CMA CGM affrète par ailleurs 376 porte-conteneurs, soit 48 % de sa flotte, la part d'affrètement la plus élevée du Top 10 après MSC.

Puissance navale, plus que jamais un enjeu

Bien qu'une nouvelle capacité de 1,14 MEVP avait déjà été livrée en mai pour cette année, les membres des trois principales alliances (2M ; Ocean Alliance ; The Alliance) manquaient toujours (en mai) de 36 navires pour remplir leurs 25 boucles Asie-Europe.

Selon Alphaliner, 376 navires sont nécessaires pour assurer les 25 boucles, contre 321 pour 27 boucles il y a un an, le détournement par le cap de Bonne-Espérance en raison de la crise en mer Rouge mobilisant plus de capacités.

Le 10 mai, l'analyste a recensé 340 porte-conteneurs naviguant sur les services Asie-Europe d'Ocean Alliance, de 2M ou de THE Alliance, suggérant que les compagnies ont dû annuler en moyenne 9,6 % de toutes les traversées hebdomadaires.

« Cela a entraîné un changement de capacité au sein de la flotte d'Ocean Alliance [CMA CGM, Cosco/OOCL, Evergreen, NDLR] puisque Cosco et Evergreen ont déplacé des mégamax des boucles nord-européennes vers leur service commun Asie -Méditerranée [AEM1 / MD2, NDLR], qui transportent désormais de gros volumes de l'Asie vers le Pirée », selon Alphaliner.

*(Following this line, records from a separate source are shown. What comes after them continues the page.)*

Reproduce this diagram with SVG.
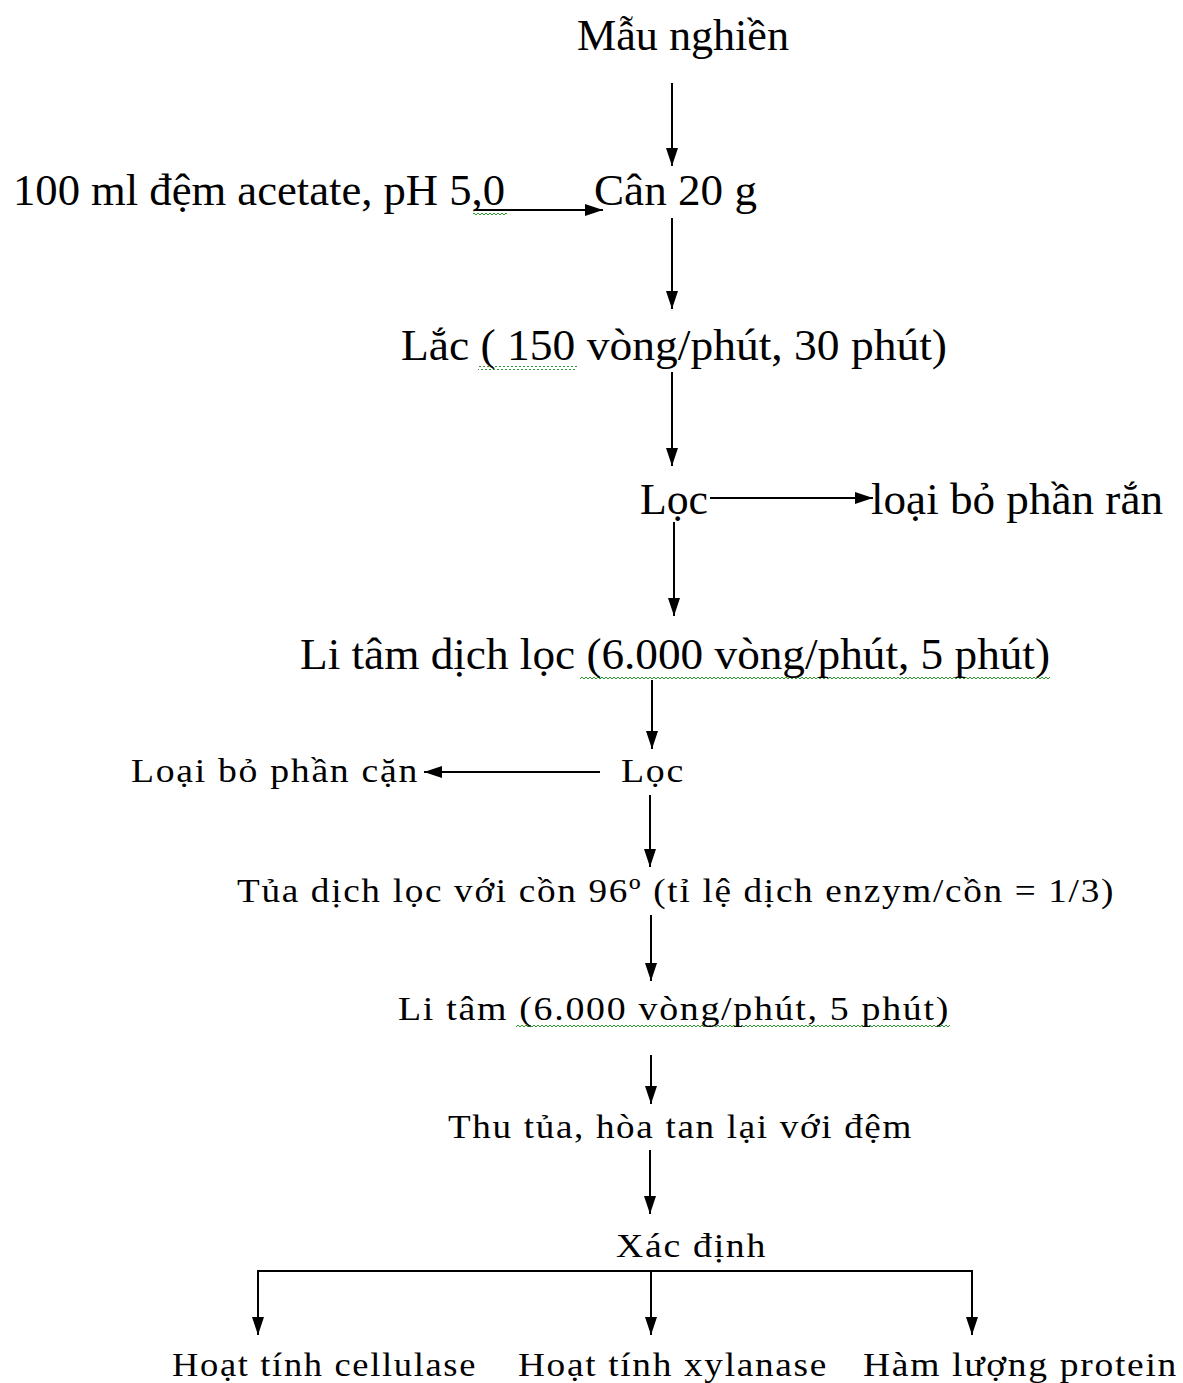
<svg xmlns="http://www.w3.org/2000/svg" width="1183" height="1383" viewBox="0 0 1183 1383">
<style>
text{font-family:"Liberation Serif","Times New Roman",serif;fill:#000}
.big{font-size:44px}
.sm{font-size:33px;letter-spacing:1.5px}
.ln{stroke:#000;stroke-width:2;fill:none}
.sq{fill:url(#zz)}
</style>
<defs>
<marker id="ah" markerUnits="userSpaceOnUse" markerWidth="20" markerHeight="14" refX="18" refY="6" orient="auto">
<path d="M0,0 L18,6 L0,12 z" fill="#000"/>
</marker>
<pattern id="zz" patternUnits="userSpaceOnUse" width="4" height="4">
<path d="M0,3 L2,1 L4,3" stroke="#2e9a2e" stroke-width="1" fill="none"/>
</pattern>
</defs>
<rect width="1183" height="1383" fill="#fff"/>
<g id="squiggles">
<rect class="sq" x="473" y="211" width="34" height="4"/>
<rect class="sq" x="478" y="366" width="99" height="4"/>
<rect class="sq" x="580" y="676" width="470" height="4"/>
<rect class="sq" x="516" y="1025" width="434" height="4"/>
</g>
<g id="n1"><text class="big" x="577" y="50" textLength="212" lengthAdjust="spacingAndGlyphs">Mẫu nghiền</text></g>
<g id="n2"><text class="big" x="13" y="205" textLength="492" lengthAdjust="spacingAndGlyphs">100 ml đệm acetate, pH 5,0</text></g>
<g id="n3"><text class="big" x="594" y="205" textLength="163" lengthAdjust="spacingAndGlyphs">Cân 20 g</text></g>
<g id="n4"><text class="big" x="401" y="360" textLength="546" lengthAdjust="spacingAndGlyphs">Lắc ( 150 vòng/phút, 30 phút)</text></g>
<g id="n5"><text class="big" x="640" y="514" textLength="68" lengthAdjust="spacingAndGlyphs">Lọc</text></g>
<g id="n6"><text class="big" x="871" y="514" textLength="292" lengthAdjust="spacingAndGlyphs">loại bỏ phần rắn</text></g>
<g id="n7"><text class="big" x="300" y="669" textLength="750" lengthAdjust="spacingAndGlyphs">Li tâm dịch lọc (6.000 vòng/phút, 5 phút)</text></g>
<g id="n8"><text class="sm" x="131" y="782" textLength="288" lengthAdjust="spacingAndGlyphs">Loại bỏ phần cặn</text></g>
<g id="n9"><text class="sm" x="621" y="782" textLength="64" lengthAdjust="spacingAndGlyphs">Lọc</text></g>
<g id="n10"><text class="sm" x="237" y="902" textLength="878" lengthAdjust="spacingAndGlyphs">Tủa dịch lọc với cồn 96º (tỉ lệ dịch enzym/cồn = 1/3)</text></g>
<g id="n11"><text class="sm" x="398" y="1020" textLength="552" lengthAdjust="spacingAndGlyphs">Li tâm (6.000 vòng/phút, 5 phút)</text></g>
<g id="n12"><text class="sm" x="448" y="1138" textLength="465" lengthAdjust="spacingAndGlyphs">Thu tủa, hòa tan lại với đệm</text></g>
<g id="n13"><text class="sm" x="616" y="1257" textLength="151" lengthAdjust="spacingAndGlyphs">Xác định</text></g>
<g id="n14"><text class="sm" x="172" y="1376" textLength="305" lengthAdjust="spacingAndGlyphs">Hoạt tính cellulase</text></g>
<g id="n15"><text class="sm" x="518" y="1376" textLength="310" lengthAdjust="spacingAndGlyphs">Hoạt tính xylanase</text></g>
<g id="n16"><text class="sm" x="863" y="1376" textLength="315" lengthAdjust="spacingAndGlyphs">Hàm lượng protein</text></g>
<g id="connectors">
<line class="ln" x1="672" y1="83" x2="672" y2="166" marker-end="url(#ah)"/>
<line class="ln" x1="475" y1="210" x2="603" y2="210" marker-end="url(#ah)"/>
<line class="ln" x1="672" y1="218" x2="672" y2="309" marker-end="url(#ah)"/>
<line class="ln" x1="672" y1="372" x2="672" y2="466" marker-end="url(#ah)"/>
<line class="ln" x1="710" y1="498" x2="873" y2="498" marker-end="url(#ah)"/>
<line class="ln" x1="674" y1="522" x2="674" y2="616" marker-end="url(#ah)"/>
<line class="ln" x1="652" y1="680" x2="652" y2="749" marker-end="url(#ah)"/>
<line class="ln" x1="600" y1="772" x2="424" y2="772" marker-end="url(#ah)"/>
<line class="ln" x1="650" y1="795" x2="650" y2="867" marker-end="url(#ah)"/>
<line class="ln" x1="651" y1="915" x2="651" y2="981" marker-end="url(#ah)"/>
<line class="ln" x1="651" y1="1055" x2="651" y2="1104" marker-end="url(#ah)"/>
<line class="ln" x1="650" y1="1150" x2="650" y2="1214" marker-end="url(#ah)"/>
<polyline class="ln" points="258,1335 258,1271 972,1271 972,1335"/>
<line class="ln" x1="258" y1="1280" x2="258" y2="1335" marker-end="url(#ah)"/>
<line class="ln" x1="651" y1="1271" x2="651" y2="1335" marker-end="url(#ah)"/>
<line class="ln" x1="972" y1="1280" x2="972" y2="1335" marker-end="url(#ah)"/>
</g>
</svg>
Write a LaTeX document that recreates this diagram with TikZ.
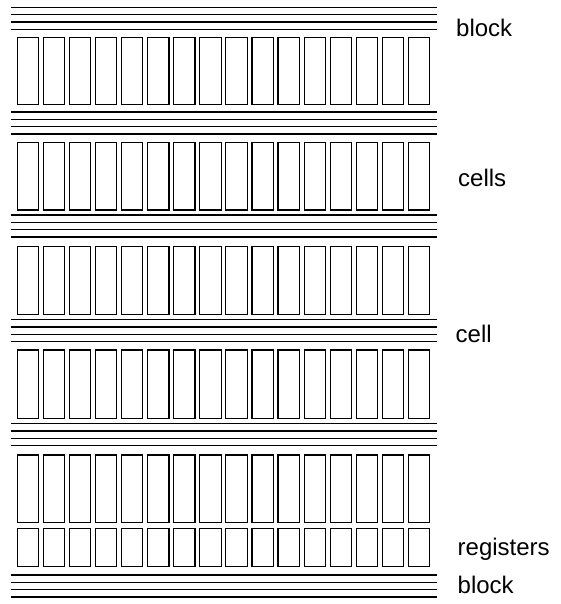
\documentclass[tikz,border=0pt]{standalone}
\usepackage{fontspec}
\setmainfont{Liberation Sans}
\tikzset{
  busline/.style={line width=1.25pt},
  cellbox/.style={draw,line width=1.15pt},
  lbl/.style={anchor=base west,inner sep=0pt,font=\fontsize{24}{28}\selectfont}
}
\begin{document}
\begin{tikzpicture}[x=1pt,y=-1pt]
  \useasboundingbox (0,0) rectangle (560,604);
  % four bus lines above and below every block
  \foreach \g in {7.3,112,215,319.7,423.7,575}
    \foreach \i in {0,...,3}
      \draw[busline] (11,\g+7.35*\i) -- (437,\g+7.35*\i);
  % sixteen cells per row, last row are the registers
  \foreach \ya/\yb in {37.3/104.3,142.3/210,246.7/314.3,350/418.3,455/522.7,528.3/566.7}
    \foreach \j in {0,...,15}
      \draw[cellbox] (17.3+26.07*\j,\ya) rectangle ++(21.3,\yb-\ya);
  \node[lbl] (blocktop) at (456,36.7) {block};
  \node[lbl] (cells) at (458,186.7) {cells};
  \node[lbl] (cell) at (455.5,342.7) {cell};
  \node[lbl] (registers) at (457.5,555) {registers};
  \node[lbl] (blockbot) at (457.5,593.3) {block};
\end{tikzpicture}
\end{document}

Là encore, l'expansion massive de la flotte de MSC a non seulement contribué à maintenir la flotte de 2M au quasi-complet, avec 118 navires en place contre 126 nécessaires, mais aussi à doter entièrement ses boucles autonomes Swan entre Asie et Europe du Nord et Dragon depuis l'Asie vers la Méditerranée.